» **REQUEST**:
In the records below, find the line that contains "What Plotly.js code" and the line that contains "- 60 minutes"; write out exactly those two lines and everything between them, without the pictures.

Charts and diagrams as code
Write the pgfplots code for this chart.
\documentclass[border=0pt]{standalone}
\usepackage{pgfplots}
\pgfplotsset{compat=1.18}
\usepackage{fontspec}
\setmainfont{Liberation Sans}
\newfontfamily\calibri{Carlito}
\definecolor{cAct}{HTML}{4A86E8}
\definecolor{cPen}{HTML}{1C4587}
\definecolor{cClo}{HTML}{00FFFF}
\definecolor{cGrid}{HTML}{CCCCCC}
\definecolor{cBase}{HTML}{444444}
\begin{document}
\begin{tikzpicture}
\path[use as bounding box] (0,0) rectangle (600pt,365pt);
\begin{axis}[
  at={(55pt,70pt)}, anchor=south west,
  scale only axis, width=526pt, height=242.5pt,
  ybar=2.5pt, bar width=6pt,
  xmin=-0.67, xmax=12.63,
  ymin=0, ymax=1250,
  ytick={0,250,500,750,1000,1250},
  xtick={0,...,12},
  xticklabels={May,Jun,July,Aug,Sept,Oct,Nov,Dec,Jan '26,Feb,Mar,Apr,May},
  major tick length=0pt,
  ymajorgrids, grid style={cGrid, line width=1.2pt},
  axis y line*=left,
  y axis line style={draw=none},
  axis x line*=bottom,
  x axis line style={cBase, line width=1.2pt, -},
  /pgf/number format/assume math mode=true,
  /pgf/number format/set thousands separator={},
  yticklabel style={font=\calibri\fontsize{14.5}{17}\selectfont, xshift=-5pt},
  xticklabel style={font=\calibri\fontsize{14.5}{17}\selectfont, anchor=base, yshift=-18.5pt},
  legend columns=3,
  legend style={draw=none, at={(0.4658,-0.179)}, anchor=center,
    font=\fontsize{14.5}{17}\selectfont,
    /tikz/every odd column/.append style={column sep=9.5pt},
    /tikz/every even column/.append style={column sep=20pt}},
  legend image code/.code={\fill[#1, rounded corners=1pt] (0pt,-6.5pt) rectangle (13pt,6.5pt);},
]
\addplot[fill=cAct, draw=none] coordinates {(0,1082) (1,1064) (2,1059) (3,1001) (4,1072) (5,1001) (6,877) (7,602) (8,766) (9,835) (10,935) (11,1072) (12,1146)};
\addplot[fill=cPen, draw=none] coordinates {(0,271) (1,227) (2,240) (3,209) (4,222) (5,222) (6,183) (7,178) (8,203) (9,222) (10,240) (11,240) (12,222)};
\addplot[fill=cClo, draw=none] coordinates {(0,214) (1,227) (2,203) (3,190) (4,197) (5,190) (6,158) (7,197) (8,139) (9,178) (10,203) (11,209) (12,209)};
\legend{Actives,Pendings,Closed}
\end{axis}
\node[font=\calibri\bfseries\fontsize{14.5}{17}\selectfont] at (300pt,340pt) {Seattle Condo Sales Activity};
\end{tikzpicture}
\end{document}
...
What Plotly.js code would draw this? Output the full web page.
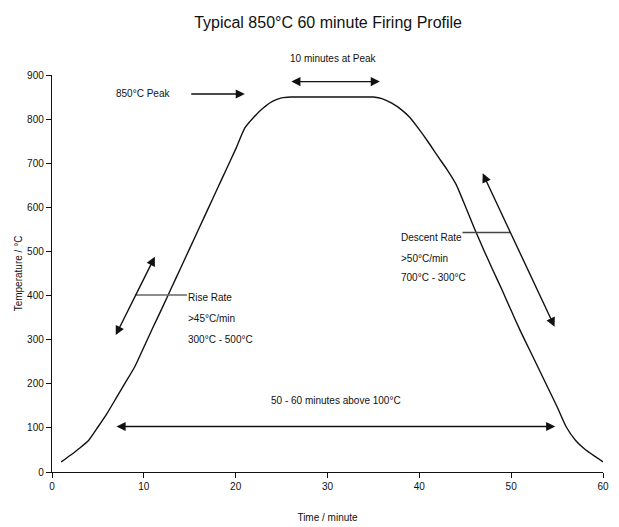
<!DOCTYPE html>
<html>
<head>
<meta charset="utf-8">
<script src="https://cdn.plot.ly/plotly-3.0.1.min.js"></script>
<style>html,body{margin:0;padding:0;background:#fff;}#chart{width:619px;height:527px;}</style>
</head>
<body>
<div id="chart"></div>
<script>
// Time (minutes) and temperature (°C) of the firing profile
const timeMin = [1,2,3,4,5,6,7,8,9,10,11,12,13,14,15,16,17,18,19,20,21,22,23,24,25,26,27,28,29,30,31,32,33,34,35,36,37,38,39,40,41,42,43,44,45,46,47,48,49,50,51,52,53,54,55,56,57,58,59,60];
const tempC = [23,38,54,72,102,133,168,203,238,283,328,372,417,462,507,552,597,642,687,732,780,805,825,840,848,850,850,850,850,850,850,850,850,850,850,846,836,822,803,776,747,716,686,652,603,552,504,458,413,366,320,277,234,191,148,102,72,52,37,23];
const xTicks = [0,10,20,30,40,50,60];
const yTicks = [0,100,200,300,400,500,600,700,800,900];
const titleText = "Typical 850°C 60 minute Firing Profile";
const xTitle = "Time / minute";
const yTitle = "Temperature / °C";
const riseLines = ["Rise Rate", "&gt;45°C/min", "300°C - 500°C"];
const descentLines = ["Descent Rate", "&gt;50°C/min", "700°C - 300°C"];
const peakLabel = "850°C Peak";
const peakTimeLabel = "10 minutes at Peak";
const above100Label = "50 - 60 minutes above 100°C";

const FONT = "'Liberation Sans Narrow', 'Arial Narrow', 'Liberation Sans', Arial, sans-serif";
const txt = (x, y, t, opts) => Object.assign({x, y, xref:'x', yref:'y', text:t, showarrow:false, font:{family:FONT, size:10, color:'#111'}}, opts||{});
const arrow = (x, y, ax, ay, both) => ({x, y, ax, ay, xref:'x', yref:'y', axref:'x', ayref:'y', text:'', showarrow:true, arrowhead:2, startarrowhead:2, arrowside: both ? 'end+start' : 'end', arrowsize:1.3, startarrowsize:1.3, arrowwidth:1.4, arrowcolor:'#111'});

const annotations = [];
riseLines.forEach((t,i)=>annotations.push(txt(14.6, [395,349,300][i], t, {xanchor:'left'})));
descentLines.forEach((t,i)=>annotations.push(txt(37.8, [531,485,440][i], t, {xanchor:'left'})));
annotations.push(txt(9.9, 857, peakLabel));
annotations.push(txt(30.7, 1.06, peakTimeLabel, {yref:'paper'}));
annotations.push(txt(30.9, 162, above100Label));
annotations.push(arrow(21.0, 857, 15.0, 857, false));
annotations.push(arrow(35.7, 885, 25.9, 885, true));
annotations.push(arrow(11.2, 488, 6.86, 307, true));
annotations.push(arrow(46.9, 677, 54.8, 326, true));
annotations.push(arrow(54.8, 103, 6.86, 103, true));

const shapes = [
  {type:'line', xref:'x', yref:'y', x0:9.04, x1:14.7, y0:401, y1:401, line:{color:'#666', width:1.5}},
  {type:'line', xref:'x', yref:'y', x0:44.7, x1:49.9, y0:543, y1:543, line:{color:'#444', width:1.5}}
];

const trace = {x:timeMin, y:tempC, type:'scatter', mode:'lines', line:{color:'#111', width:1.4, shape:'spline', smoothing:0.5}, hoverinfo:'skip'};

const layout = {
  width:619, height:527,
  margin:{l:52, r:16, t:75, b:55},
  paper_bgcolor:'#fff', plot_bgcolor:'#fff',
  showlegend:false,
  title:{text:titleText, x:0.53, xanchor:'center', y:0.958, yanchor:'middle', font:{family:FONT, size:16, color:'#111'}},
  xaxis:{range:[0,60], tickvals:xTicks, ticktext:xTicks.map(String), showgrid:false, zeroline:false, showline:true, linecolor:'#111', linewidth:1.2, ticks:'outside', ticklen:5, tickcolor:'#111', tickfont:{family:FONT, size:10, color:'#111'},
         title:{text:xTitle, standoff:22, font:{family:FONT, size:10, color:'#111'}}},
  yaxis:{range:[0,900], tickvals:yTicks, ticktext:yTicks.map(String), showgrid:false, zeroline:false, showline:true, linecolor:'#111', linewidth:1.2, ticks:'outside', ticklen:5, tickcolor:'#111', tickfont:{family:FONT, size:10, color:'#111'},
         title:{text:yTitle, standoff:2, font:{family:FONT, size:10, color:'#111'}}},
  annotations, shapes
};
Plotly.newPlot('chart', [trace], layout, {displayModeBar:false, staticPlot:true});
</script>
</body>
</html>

» **REPLY TO THE EXERCISE**:
What Plotly.js code would draw this? Output the full web page.
<!DOCTYPE html>
<html>
<head>
<meta charset="utf-8">
<script src="https://cdn.plot.ly/plotly-3.0.1.min.js"></script>
<style>html,body{margin:0;padding:0;background:#fff;}#chart{width:619px;height:527px;}</style>
</head>
<body>
<div id="chart"></div>
<script>
// Time (minutes) and temperature (°C) of the firing profile
const timeMin = [1,2,3,4,5,6,7,8,9,10,11,12,13,14,15,16,17,18,19,20,21,22,23,24,25,26,27,28,29,30,31,32,33,34,35,36,37,38,39,40,41,42,43,44,45,46,47,48,49,50,51,52,53,54,55,56,57,58,59,60];
const tempC = [23,38,54,72,102,133,168,203,238,283,328,372,417,462,507,552,597,642,687,732,780,805,825,840,848,850,850,850,850,850,850,850,850,850,850,846,836,822,803,776,747,716,686,652,603,552,504,458,413,366,320,277,234,191,148,102,72,52,37,23];
const xTicks = [0,10,20,30,40,50,60];
const yTicks = [0,100,200,300,400,500,600,700,800,900];
const titleText = "Typical 850°C 60 minute Firing Profile";
const xTitle = "Time / minute";
const yTitle = "Temperature / °C";
const riseLines = ["Rise Rate", "&gt;45°C/min", "300°C - 500°C"];
const descentLines = ["Descent Rate", "&gt;50°C/min", "700°C - 300°C"];
const peakLabel = "850°C Peak";
const peakTimeLabel = "10 minutes at Peak";
const above100Label = "50 - 60 minutes above 100°C";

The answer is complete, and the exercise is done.